The quality of preservation seen in fossils hailing from Mazon Creek varies significantly even among specimens of the same taxon; this variation has been interpreted as being a consequence of the ancient Mazon marine basin's depositional environment. It is likely that recently deceased organisms were buried at varying rates, primarily controlled by the distance to the ancient coastline, which would have affected the sedimentary input. Other factors influencing the quality of the preservation would have been the freshwater input, bioturbation and the amount of iron in the sediment, which all would have an impact on the rate of entombment by the siderite which acts as a geological stabiliser for the carcass. Soft tissues are commonly preserved in Mazon Creek, but the poor preservation of key anatomical soft tissue characters such as the arm crown or eyespots in PE51727 suggests that the carcass may have undergone a significant amount of decay before becoming fossilised. Exactly how long is difficult to ascertain, but based on observations conducted on decaying carcasses of extant Nautilus and coleoids, and assuming that no scavengers caused the carcass to disarticulate, it could have taken between a few days up to a couple of weeks for the carcass to be buried.

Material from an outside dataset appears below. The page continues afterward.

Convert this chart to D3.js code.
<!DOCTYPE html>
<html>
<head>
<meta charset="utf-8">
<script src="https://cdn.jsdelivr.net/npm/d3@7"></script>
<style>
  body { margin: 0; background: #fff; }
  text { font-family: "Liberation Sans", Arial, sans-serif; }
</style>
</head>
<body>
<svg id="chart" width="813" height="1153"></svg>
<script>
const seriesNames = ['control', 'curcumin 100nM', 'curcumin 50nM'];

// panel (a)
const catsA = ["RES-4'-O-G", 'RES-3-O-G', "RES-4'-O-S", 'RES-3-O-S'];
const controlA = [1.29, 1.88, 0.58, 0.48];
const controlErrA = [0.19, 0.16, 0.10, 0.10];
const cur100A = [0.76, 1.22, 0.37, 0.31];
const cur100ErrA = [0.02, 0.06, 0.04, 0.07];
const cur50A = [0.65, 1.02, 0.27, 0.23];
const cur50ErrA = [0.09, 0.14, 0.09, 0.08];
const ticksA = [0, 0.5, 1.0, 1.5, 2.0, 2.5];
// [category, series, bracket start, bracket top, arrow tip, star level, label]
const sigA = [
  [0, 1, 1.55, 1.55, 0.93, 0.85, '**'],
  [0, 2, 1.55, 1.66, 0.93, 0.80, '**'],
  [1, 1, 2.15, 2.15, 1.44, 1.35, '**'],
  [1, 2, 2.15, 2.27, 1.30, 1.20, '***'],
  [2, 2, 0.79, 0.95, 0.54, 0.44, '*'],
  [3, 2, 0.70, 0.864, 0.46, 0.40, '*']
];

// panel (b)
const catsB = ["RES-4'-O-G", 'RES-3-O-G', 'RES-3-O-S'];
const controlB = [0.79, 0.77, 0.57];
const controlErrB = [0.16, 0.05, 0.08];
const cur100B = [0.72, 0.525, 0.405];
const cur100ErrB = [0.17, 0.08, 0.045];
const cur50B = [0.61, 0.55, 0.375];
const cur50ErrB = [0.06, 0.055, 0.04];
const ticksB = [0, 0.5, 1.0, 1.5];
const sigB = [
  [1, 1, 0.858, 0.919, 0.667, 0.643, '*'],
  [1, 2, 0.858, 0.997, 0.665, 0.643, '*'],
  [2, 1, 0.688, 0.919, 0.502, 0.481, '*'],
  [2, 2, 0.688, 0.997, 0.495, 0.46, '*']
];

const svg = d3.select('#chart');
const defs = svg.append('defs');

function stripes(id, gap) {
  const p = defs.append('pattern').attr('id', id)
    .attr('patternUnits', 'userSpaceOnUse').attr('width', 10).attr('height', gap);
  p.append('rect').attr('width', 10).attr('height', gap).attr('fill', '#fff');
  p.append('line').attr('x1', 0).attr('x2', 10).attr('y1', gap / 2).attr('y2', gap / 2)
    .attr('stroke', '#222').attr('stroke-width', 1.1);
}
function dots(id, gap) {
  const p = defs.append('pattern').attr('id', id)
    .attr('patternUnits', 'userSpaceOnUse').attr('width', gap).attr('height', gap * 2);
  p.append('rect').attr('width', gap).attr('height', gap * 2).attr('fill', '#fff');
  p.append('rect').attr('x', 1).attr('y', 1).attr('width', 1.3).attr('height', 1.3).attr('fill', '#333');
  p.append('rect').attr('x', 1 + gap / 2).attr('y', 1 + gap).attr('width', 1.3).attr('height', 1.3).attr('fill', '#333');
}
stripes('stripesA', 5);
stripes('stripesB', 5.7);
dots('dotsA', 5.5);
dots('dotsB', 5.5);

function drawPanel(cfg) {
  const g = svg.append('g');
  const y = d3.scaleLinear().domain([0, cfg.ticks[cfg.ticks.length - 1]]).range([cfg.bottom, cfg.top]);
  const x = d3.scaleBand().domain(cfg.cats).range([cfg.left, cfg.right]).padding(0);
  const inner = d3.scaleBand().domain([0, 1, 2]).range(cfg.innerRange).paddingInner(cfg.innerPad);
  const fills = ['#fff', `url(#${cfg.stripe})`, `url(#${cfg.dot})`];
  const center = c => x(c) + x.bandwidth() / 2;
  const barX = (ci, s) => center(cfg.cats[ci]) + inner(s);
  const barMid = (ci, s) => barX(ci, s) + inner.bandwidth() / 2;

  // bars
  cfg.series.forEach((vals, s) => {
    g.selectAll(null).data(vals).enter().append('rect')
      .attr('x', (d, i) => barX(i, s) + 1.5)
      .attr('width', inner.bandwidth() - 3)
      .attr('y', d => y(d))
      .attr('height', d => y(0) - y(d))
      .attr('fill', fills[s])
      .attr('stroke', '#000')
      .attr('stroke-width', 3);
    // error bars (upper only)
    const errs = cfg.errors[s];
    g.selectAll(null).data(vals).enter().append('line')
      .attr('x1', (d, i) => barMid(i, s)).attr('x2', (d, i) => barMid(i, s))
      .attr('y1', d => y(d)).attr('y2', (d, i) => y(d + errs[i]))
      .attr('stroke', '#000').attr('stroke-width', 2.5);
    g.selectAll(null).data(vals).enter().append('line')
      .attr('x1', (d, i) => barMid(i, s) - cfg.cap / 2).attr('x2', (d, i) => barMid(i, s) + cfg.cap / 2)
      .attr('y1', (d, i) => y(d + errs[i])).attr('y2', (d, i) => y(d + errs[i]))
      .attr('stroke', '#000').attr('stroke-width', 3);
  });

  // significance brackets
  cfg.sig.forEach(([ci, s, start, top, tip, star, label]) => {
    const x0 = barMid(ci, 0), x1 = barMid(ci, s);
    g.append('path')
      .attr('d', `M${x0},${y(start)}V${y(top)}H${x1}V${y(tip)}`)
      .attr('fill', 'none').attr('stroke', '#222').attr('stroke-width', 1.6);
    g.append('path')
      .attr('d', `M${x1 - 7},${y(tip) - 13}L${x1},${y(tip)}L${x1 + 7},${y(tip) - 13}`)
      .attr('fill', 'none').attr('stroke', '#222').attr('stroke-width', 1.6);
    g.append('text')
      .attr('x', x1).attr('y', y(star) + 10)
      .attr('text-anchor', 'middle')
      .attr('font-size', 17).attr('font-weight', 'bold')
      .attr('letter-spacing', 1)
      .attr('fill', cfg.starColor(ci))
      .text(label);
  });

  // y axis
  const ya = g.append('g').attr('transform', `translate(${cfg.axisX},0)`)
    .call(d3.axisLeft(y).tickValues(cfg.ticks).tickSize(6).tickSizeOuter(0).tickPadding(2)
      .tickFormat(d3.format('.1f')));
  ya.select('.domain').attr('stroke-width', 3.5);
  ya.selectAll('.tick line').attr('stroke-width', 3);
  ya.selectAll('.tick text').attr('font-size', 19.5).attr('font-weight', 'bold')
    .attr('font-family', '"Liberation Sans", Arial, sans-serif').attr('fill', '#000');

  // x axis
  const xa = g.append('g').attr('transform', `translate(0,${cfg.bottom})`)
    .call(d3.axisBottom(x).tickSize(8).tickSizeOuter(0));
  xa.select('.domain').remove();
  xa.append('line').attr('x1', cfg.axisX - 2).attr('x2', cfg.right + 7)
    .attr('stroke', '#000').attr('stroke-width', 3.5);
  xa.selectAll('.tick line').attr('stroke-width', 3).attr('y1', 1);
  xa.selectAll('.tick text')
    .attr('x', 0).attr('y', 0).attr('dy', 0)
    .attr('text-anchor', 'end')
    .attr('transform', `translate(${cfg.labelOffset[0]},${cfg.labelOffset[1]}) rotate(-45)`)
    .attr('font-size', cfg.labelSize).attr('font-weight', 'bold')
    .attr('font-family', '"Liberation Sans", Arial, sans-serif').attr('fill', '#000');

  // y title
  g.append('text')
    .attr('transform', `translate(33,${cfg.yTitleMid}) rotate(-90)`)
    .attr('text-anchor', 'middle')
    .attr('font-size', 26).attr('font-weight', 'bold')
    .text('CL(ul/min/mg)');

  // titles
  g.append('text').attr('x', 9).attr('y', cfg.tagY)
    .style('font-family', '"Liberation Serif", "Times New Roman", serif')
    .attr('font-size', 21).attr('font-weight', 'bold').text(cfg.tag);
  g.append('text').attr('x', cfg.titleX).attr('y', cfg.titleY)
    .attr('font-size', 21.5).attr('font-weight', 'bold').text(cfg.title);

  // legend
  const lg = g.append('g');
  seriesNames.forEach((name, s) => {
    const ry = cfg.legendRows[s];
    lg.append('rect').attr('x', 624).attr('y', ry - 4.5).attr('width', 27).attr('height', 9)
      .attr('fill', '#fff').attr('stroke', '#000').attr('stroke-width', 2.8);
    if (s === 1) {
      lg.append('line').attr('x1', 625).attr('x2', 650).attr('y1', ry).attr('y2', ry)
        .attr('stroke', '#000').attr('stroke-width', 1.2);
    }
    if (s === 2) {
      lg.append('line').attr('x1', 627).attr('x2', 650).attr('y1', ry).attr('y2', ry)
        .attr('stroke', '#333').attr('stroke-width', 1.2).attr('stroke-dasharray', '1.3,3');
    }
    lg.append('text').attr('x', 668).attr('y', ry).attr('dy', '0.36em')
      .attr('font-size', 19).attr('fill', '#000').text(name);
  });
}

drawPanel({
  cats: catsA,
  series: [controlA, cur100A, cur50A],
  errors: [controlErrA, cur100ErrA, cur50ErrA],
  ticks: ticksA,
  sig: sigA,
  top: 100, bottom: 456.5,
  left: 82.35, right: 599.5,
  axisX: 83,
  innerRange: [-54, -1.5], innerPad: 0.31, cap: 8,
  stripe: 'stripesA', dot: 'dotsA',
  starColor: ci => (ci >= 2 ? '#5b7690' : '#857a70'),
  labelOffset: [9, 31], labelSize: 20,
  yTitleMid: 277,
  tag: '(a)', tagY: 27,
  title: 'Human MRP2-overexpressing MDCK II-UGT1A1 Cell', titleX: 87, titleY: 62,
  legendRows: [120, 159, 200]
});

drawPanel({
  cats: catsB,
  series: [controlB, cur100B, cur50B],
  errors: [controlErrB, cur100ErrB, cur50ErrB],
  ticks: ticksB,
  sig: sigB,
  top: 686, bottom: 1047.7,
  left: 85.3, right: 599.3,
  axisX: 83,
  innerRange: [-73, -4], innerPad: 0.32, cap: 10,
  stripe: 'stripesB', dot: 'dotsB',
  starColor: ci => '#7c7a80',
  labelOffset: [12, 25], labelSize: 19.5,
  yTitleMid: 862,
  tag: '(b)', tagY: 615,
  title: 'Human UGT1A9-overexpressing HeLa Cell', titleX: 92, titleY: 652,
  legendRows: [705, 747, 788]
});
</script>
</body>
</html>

All specimens of Paleocadmus are preserved without shell itself or its imprint. Usually, the absence of soft tissues in nautiloid fossils or those of other shell-bearing cephalopods such as ammonoids is interpreted as being the result of floating after death. This means that the gas-filled chambered shell would float during decay, leaving the soft tissue to disarticulate. Once the shell has sunk to the bottom, all the soft tissue would've already disarticulated. However, this has been deemed unlikely for the specimens of Paleocadmus since the body outlines are relatively consistent. Investigation of modern Nautilus carcasses, however, has shown that under the right conditions, shells associated with the body can sink as long as the decay of the mantle and musculature allows the shell to become waterlogged. A waterlogged shell would explain the presence of the fossilised in situ jaws and stomach contents. The absence of the shell in Paleocadmus, however, suggests that it is possible that the entire soft tissue anatomy of shelled cephalopods could detach from the shell during decay; it is merely an open question whether or not this happened in the water column or on the seafloor. It is considered unlikely that the shell and soft tissue of PE51727 were buried together.

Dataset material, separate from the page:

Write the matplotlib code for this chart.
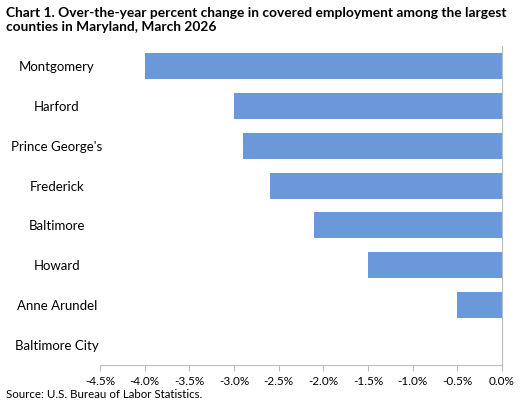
import matplotlib
matplotlib.use("Agg")
import matplotlib.pyplot as plt

counties = ["Montgomery", "Harford", "Prince George's", "Frederick", "Baltimore", "Howard", "Anne Arundel", "Baltimore City"]
values = [-4.0, -3.0, -2.9, -2.6, -2.1, -1.5, -0.5, 0.0]
xticks = [-4.5, -4.0, -3.5, -3.0, -2.5, -2.0, -1.5, -1.0, -0.5, 0.0]

plt.rcParams['font.family'] = ['Lato', 'DejaVu Sans']
fig = plt.figure(figsize=(5.25, 4.03), dpi=100)
ax = fig.add_axes([100/525, 1-365/403, 402/525, (365-46)/403])
y = list(range(len(counties)))
ax.barh(y, values, height=0.65, color="#6a98d8")
ax.set_ylim(len(counties)-0.5, -0.5)
ax.set_xlim(-4.5, 0)
ax.set_xticks(xticks)
ax.set_xticklabels([f"{v:.1f}%" for v in xticks], fontsize=8.5)
ax.set_yticks(y)
ax.set_yticklabels(counties, fontsize=9.5, ha="center")
ax.tick_params(axis='y', length=0, pad=31)
ax.tick_params(axis='x', length=4, color="#bbbbbb", pad=4)
for s in ["top", "left"]:
    ax.spines[s].set_visible(False)
ax.spines["bottom"].set_color("#bbbbbb")
ax.spines["right"].set_color("#bbbbbb")
fig.text(6/525, 1-20/403, "Chart 1. Over-the-year percent change in covered employment among the largest\ncounties in Maryland, March 2026",
         fontsize=9.9, fontweight="bold", va="center", ha="left", linespacing=1.25)
fig.text(6/525, 1-395/403, "Source: U.S. Bureau of Labor Statistics.", fontsize=8.3, va="center")
fig.savefig("out.png", dpi=100)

The preservation of soft tissue in nautiloids is highly unusual: fossil cephalopods are usually preserved via the replacement of soft tissue with authigenic minerals such as apatite. This process, however, requires specific conditions to lead to the mineralisation of the fossil. Experimental studies on decaying carcasses have shown that they are usually capable of generating the necessary geochemical gradients to trigger the process of mineralisation, but this process is difficult for cephalopods, many of which use an ammonium-based buoyancy system. The ammonium reduces the intensity of the geochemical gradients induced by decay, hampering preservation: the almost complete absence of nautiloid and ammonoid soft tissue in the fossil record has been linked to their potentially high levels of ammonia in their bodily tissues. The Mazon Creek Lagerstätte, however, does not preserve soft tissue through their replacement by authigenic minerals, but instead by the entombment of the carcass by iron carbonate (siderite), which may potentially mitigate ammonia-related pH buffering caused by the decay of nautiloids. This indicates that the Mazon Creek Lagerstätte is unusually suited to preserving the soft tissue of cephalopods.